An appeals decision affirmed part of a hearing decision that sustained a violation of the Health Code against respondent, a food establishment, for failing to provide an employee bathroom. In the summons, the issuing officer affirmed that respondent’s only bathroom was located in an area of the establishment where customers can bring their dogs and that employees have to pass through this area to access the bathroom. At the hearing, respondent testified that the food area is separated from the dog area by a glass partition. Respondent argued that this violation was not previously charged, and there were no structural changes made since respondent’s first inspection, for which respondent received an A letter grade. The hearing decision found that the respondent had not established a valid defense. Respondent appealed and petitioner, the Department of Health and Mental Hygiene, did not answer the appeal. The appeals decision noted that the Health Code states that patrons and employees may use the same toilet facilities, except if patrons would be required to walk through a kitchen or food preparation area to access the toilet. The Health Code also states that no live animal shall be kept, housed, or permitted to enter into or remain in any food service establishment. The appeals decision affirmed the charged violation, determining that the regulatory intent was clear that patrons are not to come in contact with food areas, and that employees, who have access to food areas, are not to come in contact with live animals at work. The decision also found that it was not a defense that respondent had not been previously issued a violation of the Health Code. DOHMH v. Annie’s Social Inc., Appeal No. 11830-24F0 (Feb. 7, 2025).

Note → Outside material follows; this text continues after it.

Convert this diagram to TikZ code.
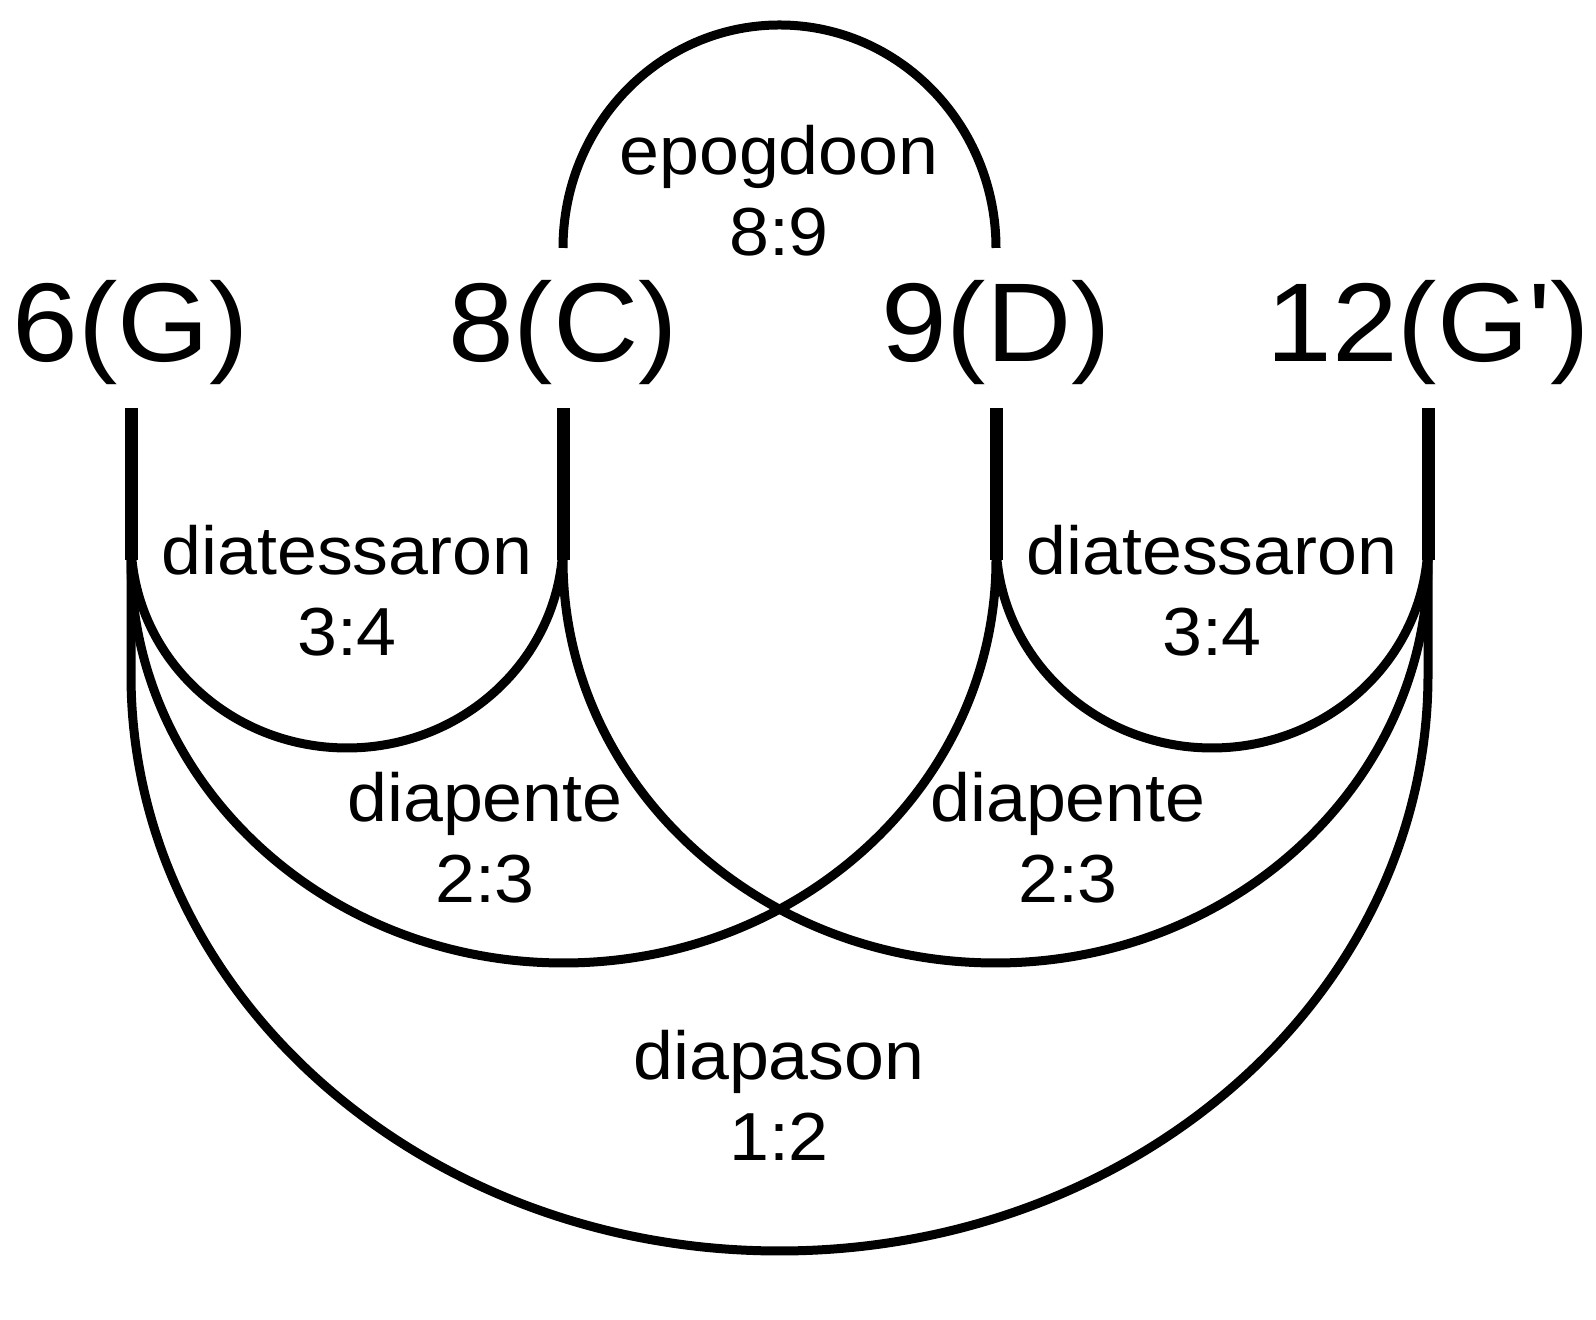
\documentclass[tikz,border=0pt]{standalone}
\usepackage{fontspec}
\setmainfont{Liberation Sans}
\newfontfamily\widesans{Liberation Sans}[FakeStretch=1.055]

\begin{document}
\begin{tikzpicture}[x=0.5pt, y=0.5pt,
    note/.style={font=\widesans\fontsize{56}{60}\selectfont, inner sep=0pt, anchor=base},
    ratio/.style={font=\widesans\fontsize{34}{36}\selectfont, inner sep=0pt, anchor=base},
    stem/.style={line width=6.5pt},
    bow/.style={line width=4.5pt}]
  \useasboundingbox (0,0) rectangle (1596,1320);

  % the four notes with their stems
  \foreach \nm/\xx/\txt in {G/131/6(G), C/563/8(C), D/996/9(D), Gp/1428/12(G\textquotesingle)} {
    \node[note] (\nm-label) at (\xx,958) {\txt};
    \coordinate (\nm) at (\xx,760);
    \coordinate (\nm-up) at (\xx,1072);
    \draw[stem] (\xx,912) -- (\nm);
  }

  % intervals
  \draw[bow] (C-up) arc[start angle=180, end angle=0, x radius=216.5, y radius=223];
  \draw[bow] (G) ++(0,20) arc[start angle=180, end angle=360, x radius=216, y radius=208];
  \draw[bow] (D) ++(0,20) arc[start angle=180, end angle=360, x radius=216, y radius=208];
  \draw[bow] (G) arc[start angle=180, end angle=360, x radius=432.5, y radius=403];
  \draw[bow] (C) arc[start angle=180, end angle=360, x radius=432.5, y radius=403];
  \draw[bow] (G) -- ++(0,-115) arc[start angle=180, end angle=360, x radius=648.5, y radius=576] -- (Gp);

  % names and ratios
  \foreach \nm/\xx/\yy/\word/\rat in {epo/779/1145/epogdoon/8:9,
      tetL/347/745/diatessaron/3:4, tetR/1212/745/diatessaron/3:4,
      pentL/485/498/diapente/2:3, pentR/1068/498/diapente/2:3,
      oct/779/240/diapason/1:2} {
    \node[ratio] (\nm) at (\xx,\yy) {\word};
    \node[ratio] (\nm-r) at (\xx,\yy-81) {\rat};
  }
\end{tikzpicture}
\end{document}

An appeals decision reversed a hearing decision that sustained a violation of the Administrative Code for the alteration of a residence as a dwelling for a larger occupancy than legally approved. At the hearing, respondent asserted that she was an improper party, as she had no interest in, or control over, the cited premises on the date of violation, January 23, 2018. Respondent asserted that she moved into the premises after her brother, a real estate broker, arranged for respondent to take title to the cited premises on February 7, 2012. In December 2015, the prior owner of the cited premises brought an action for fraudulent transfer, alleging that respondent had forged the prior owner’s signature. By order dated November 12, 2019, the Court determined that the deed was void ab initio, ordered such deed to be stricken from the Kings County Clerk’s Office, and declared that the prior deed be given full force and effect. Respondent moved out of the premises at the end of 2015, when she was sued, and had no connection with the cited premises since then. In support, respondent submitted the deed, dated February 7, 2012; the complaint filed by the prior owner in 2015; and the court order. The hearing decision sustained the charges and found that respondent had control of the property on the date of violation and therefore, was a proper party. On appeal, respondent reiterated her argument and petitioner did not answer. The appeals decision reversed, finding that respondent never had a legal interest in the property because the forged deed was a legal nullity at inception and never entitled to legal effect. The appeals decision further credited respondent’s testimony that she had no connection with the premises after she moved out in 2015 and concluded that the respondent was not an owner on the date of violation. DOB v. Shivon Ali., Appeal No. 2500090 (Feb. 27, 2025).
An appeals decision affirmed a hearing decision that sustained repeat charges of Violation Category 12, failure to prevent unwarranted or unnecessary alarms. The summons affirmed that respondent failed to prevent an unnecessary alarm on February 26, 2024, and, to support the repeat status violation, listed a prior summons, issued on August 26, 2023, for the same charge. At the hearing, respondent argued that the violation should be treated as a first offense because the current summons was not issued within six months of the prior summons. Respondent submitted a printout from a Time and Date Calculator app, which calculated that the summonses were issued six months and one day apart. The hearing decision found that the instant summons was issued within six months of the prior summons and imposed a mitigated penalty for a repeat violation because respondent submitted proof that they corrected the violating conditions before the first scheduled hearing date. On appeal, respondent reiterated its argument and petitioner did not answer the appeal. The appeals decision affirmed and, relying on article 2 section 30 of New York General Construction Law, found that the convention is to calculate a one-month period from a date in one month to the same date in the next month. Accordingly, the appeals decision held that the instant summons was issued within six months of the prior summons and the respondent was properly charged with a repeat violation. FDNY v. Board of Managers of 111 Mercer Condominium, Appeal No. 2401790 (Feb. 27, 2025).